Under the Protection of Children (Scotland) Act 2003, from January 10, 2005, it became an offence for an organisation to appoint a person to work with children if they appear on a new list of those considered unsuitable to do so.

Disclosure Scotland figures show it received 7500 requests for checks from the voluntary sector last year, at a cost of £13.60 each.

Mrs McTernan, who also works for the Scottish Council for Voluntary Organisations (SCVO), processed the forms for all the professional staff at the after-school club, including eight part-timers. Now she faces doing it all over again.

“For people giving up their free time to do voluntary work the bureaucracy and delays become a reason to question whether it is too difficult,” she said.

“It is completely contrary to all the government rhetoric about encouraging volunteering and community activism.

“Filling in all the paperwork takes a lot of time. We have had to wait three months before, and in the meantime the staff cannot work unsupervised with children. Every one will now have to be done from scratch again.

“The whole point of the club is to provide affordable childcare but it ceases to be affordable if we spend all our time and money filling in forms. Everyone wants a child protection system that works.

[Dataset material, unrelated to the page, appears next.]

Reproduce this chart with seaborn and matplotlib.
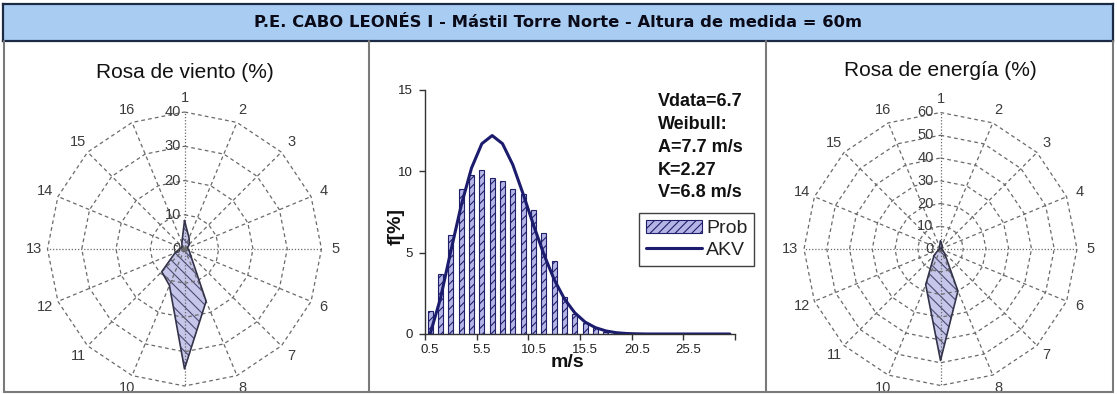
import numpy as np
import pandas as pd
import matplotlib
matplotlib.use("Agg")
import matplotlib.pyplot as plt
import seaborn as sns
from matplotlib.lines import Line2D
from matplotlib.patches import Patch

# ---------------- data ----------------
title_text = "P.E. CABO LEONÉS I - Mástil Torre Norte - Altura de medida = 60m"
directions = ["1", "2", "3", "4", "5", "6", "7", "8", "9", "10", "11", "12", "13", "14", "15", "16"]
# the reference does not show the label of direction 9 (it falls below the picture)
hidden_direction_labels = ["9"]
wind_pct = [8.3, 3.5, 2.0, 1.0, 1.0, 1.5, 2.5, 16.5, 35.0, 11.5, 9.4, 3.0, 1.5, 1.0, 1.0, 2.0]
energy_pct = [3.5, 1.8, 1.0, 0.5, 0.3, 0.8, 2.5, 20.0, 49.0, 17.0, 4.0, 1.0, 0.3, 0.2, 0.3, 1.2]
wind_rings = [0, 10, 20, 30, 40]
energy_rings = [0, 10, 20, 30, 40, 50, 60]

speed_labels = ["0.5", "1.5", "2.5", "3.5", "4.5", "5.5", "6.5", "7.5", "8.5", "9.5",
                "10.5", "11.5", "12.5", "13.5", "14.5", "15.5", "16.5", "17.5", "18.5", "19.5",
                "20.5", "21.5", "22.5", "23.5", "24.5", "25.5", "26.5", "27.5", "28.5", "29.5"]
prob_pct = [1.4, 3.7, 6.1, 8.9, 9.8, 10.1, 9.6, 9.4, 8.9, 8.6,
            7.6, 6.2, 4.5, 2.3, 1.2, 0.7, 0.35, 0.15, 0.05, 0.0,
            0.0, 0.0, 0.0, 0.0, 0.0, 0.0, 0.0, 0.0, 0.0, 0.0]
akv_pct = [0.0, 2.2, 5.1, 7.9, 10.2, 11.7, 12.2, 11.7, 10.4, 8.6,
           6.7, 4.9, 3.35, 2.15, 1.3, 0.73, 0.39, 0.19, 0.08, 0.03,
           0.01, 0.0, 0.0, 0.0, 0.0, 0.0, 0.0, 0.0, 0.0, 0.0]
speed_ticks = ["0.5", "5.5", "10.5", "15.5", "20.5", "25.5"]
y_ticks = [0, 5, 10, 15]
stats_lines = ["Vdata=6.7", "Weibull:", "A=7.7 m/s", "K=2.27", "V=6.8 m/s"]

# ---------------- style ----------------
sns.set_theme(style="white")
plt.rcParams["font.family"] = ["Liberation Sans", "DejaVu Sans"]
plt.rcParams["hatch.linewidth"] = 0.8

W, H = 1117, 394
fig = plt.figure(figsize=(W / 100, H / 100), dpi=100)
fig.patch.set_facecolor("white")

def fx(px):
    return px / W

def fy(py):
    return 1 - py / H

# title bar
tax = fig.add_axes([fx(3), fy(41), fx(1110), 37 / H])
tax.set_facecolor("#a9cdf2")
tax.set_xticks([]); tax.set_yticks([])
for sp in tax.spines.values():
    sp.set_color("#1c2b45"); sp.set_linewidth(1.6)
tax.text(0.5, 0.5, title_text, ha="center", va="center", fontsize=11.8,
         fontweight="bold", family=["DejaVu Sans"], color="#0a0a18")

# panel frame lines
for xp in [4, 369, 766, 1113]:
    fig.add_artist(Line2D([fx(xp), fx(xp)], [fy(41), fy(392)], transform=fig.transFigure,
                          color="#7a7a7a", lw=1.5))
fig.add_artist(Line2D([fx(4), fx(1113)], [fy(392), fy(392)], transform=fig.transFigure,
                      color="#7a7a7a", lw=1.5))

# ---------------- roses ----------------
GRID = "#6a6a6a"

def rose(cx, cy, rad, values, rings, title, title_y, label_off):
    ax = fig.add_axes([fx(cx - rad), fy(cy + rad), 2 * rad / W, 2 * rad / H], projection="polar")
    ax.set_theta_zero_location("N")
    ax.set_theta_direction(-1)
    n = len(directions)
    theta = np.deg2rad(np.arange(n) * 360.0 / n)
    rmax = rings[-1]
    ax.set_ylim(0, rmax)
    ax.set_xticks([]); ax.set_yticks([])
    ax.grid(False)
    ax.spines["polar"].set_visible(False)
    ax.patch.set_alpha(0)
    tc = np.append(theta, theta[0])
    for r in rings[1:]:
        ax.plot(tc, [r] * (n + 1), color=GRID, lw=0.9, ls=(0, (3, 2.5)), clip_on=False)
    for i, t in enumerate(theta):
        ls = (0, (1, 1.5)) if i % 4 == 0 else (0, (3, 2.5))
        ax.plot([t, t], [0, rmax], color=GRID, lw=0.9, ls=ls, clip_on=False)
    vals = np.append(values, values[0])
    ax.fill(tc, vals, facecolor="#c6c6ea", edgecolor="#4a4a72", hatch="\\\\\\", lw=0)
    ax.plot(tc, vals, color="#33334a", lw=1.2)
    for lab, t in zip(directions, theta):
        if lab in hidden_direction_labels:
            continue
        ax.text(t, rmax * 1.1, lab, ha="center", va="center", fontsize=10.5, color="#3c3c3c")
    for r in rings:
        ax.annotate(str(r), xy=(0, r), xytext=(label_off, 0), textcoords="offset points",
                    ha="right", va="center", fontsize=10.5, color="#3c3c3c")
    fig.text(fx(cx), fy(title_y), title, ha="center", va="center", fontsize=15, color="#111111")
    return ax

rose(184.5, 249, 137, wind_pct, wind_rings, "Rosa de viento (%)", 72, -2.5)
rose(940.5, 249, 136.5, energy_pct, energy_rings, "Rosa de energía (%)", 70, -5)

# ---------------- histogram ----------------
hax = fig.add_axes([fx(425), fy(334), 310 / W, 244 / H])
df = pd.DataFrame({"speed": speed_labels, "prob": prob_pct})
sns.barplot(data=df, x="speed", y="prob", ax=hax, color="#b4b4e6", width=0.48,
            saturation=1, edgecolor="#20206a", linewidth=0.8)
for p in hax.patches:
    p.set_hatch("////")
sns.lineplot(x=np.arange(len(akv_pct)), y=akv_pct, ax=hax, color="#1c1c6e", lw=2.2)
hax.set_xlim(-0.5, len(speed_labels) - 0.5)
hax.set_ylim(0, 15)
tick_pos = [speed_labels.index(s) for s in speed_ticks]
hax.set_xticks(tick_pos)
hax.set_xticklabels(speed_ticks, fontsize=9.5, color="#222222")
hax.set_xticks(np.arange(-0.5, len(speed_labels), 5), minor=True)
hax.tick_params(axis="x", which="major", length=0, pad=7)
hax.tick_params(axis="x", which="minor", length=4, width=1, color="#333333", direction="out", bottom=True)
hax.set_yticks(y_ticks)
hax.set_yticklabels([str(v) for v in y_ticks], fontsize=9.5, color="#222222")
hax.tick_params(axis="y", length=4, width=1, color="#333333", direction="out", left=True, pad=5)
for s in ["top", "right"]:
    hax.spines[s].set_visible(False)
for s in ["left", "bottom"]:
    hax.spines[s].set_color("#333333"); hax.spines[s].set_linewidth(1)
hax.set_facecolor("white")
hax.set_xlabel("m/s", fontsize=14, fontweight="bold", color="#111111")
hax.xaxis.set_label_coords(0.461, -0.08)
hax.set_ylabel("f[%]", fontsize=14, fontweight="bold", color="#111111")
hax.yaxis.set_label_coords(-0.066, 0.44)

for i, line in enumerate(stats_lines):
    fig.text(fx(658), fy(101.7 + i * 22.8), line, ha="left", va="center", fontsize=13,
             fontweight="bold", color="#111111")

handles = [Patch(facecolor="#b4b4e6", edgecolor="#20206a", hatch="////", lw=0.8),
           Line2D([], [], color="#1c1c6e", lw=2.2)]
leg = fig.legend(handles, ["Prob", "AKV"], loc="upper left", bbox_to_anchor=(fx(639), fy(213)),
                 frameon=True, fancybox=False, edgecolor="#111111", fontsize=14,
                 handlelength=2.9, handleheight=0.7, handletextpad=0.2, labelspacing=0.2,
                 borderpad=0.35, borderaxespad=0)
leg.get_frame().set_linewidth(1.0)
for t in leg.get_texts():
    t.set_color("#222222")

fig.savefig("out.png", dpi=100, facecolor="white")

“But it has to work and organisations have to be properly supported.”

Last year, voluntary bodies warned against making such checks retrospective and ministers deferred the move, partly because of the sheer volume involved. This proved fortunate. After more than 10,000 individuals were checked against this new list, The Herald revealed in February 2005 there was only one name on it.

Officials say the system is fully operational, but today’s proposals will recommend at least one new list for all staff to be checked against.

The safeguards were prompted by the Soham tragedy.

The public inquiry, chaired by Sir Michael Bichard, found serious problems in information-sharing between police forces in England and Wales which allowed Ian Huntley to work as a school janitor despite evidence indicating he posed a serious threat to children. Huntley went on to kill schoolgirls Holly Wells and Jessica Chapman.

When the inquiry report was published in June 2004, Scotland was held up as a good example of police forces co-operating.

Disclosure Scotland, the body responsible for checking all those applying to work with children, was also praised.
However, police warned against complacency and ministers promised to improve the system.

Voluntary organisations have welcomed the safeguards but groups such as the Scottish Society for Autism and the Scouts Association said they would have to cut services to pay the costs of fresh checks on staff – many of whom will already been checked against other lists in the past 12 months.

Figures from the SCVO reveal there are 109,000 paid staff in the sector working with vulnerable groups.
At the current price of £20 per check this would cost them more than £2m.

There are also at least 850,000 volunteers. While they themselves would not have to pay, many work for tiny, informal organisations, such as village football groups, who cannot afford the administrative burden of processing the checks.

The Scottish Executive has indicated the cost of disclo-sure checks could increase to make the system self-financing.

Retrospective checks will be phased in over three to five years to ease the burden, but charities say they still will not be able to afford the cost.

Gavin Yates of SCVO said: “Any increase in these total costs to the sector would divert precious resources from front-line services protecting vulnerable groups and would threaten the existence of some voluntary organisations working with vulnerable groups.

“The voluntary sector does not have any slack in bud-gets and the executive must find transitional costs to ensure vulnerable groups do not suffer through the closure of projects or reduction in front-line activity,” he added.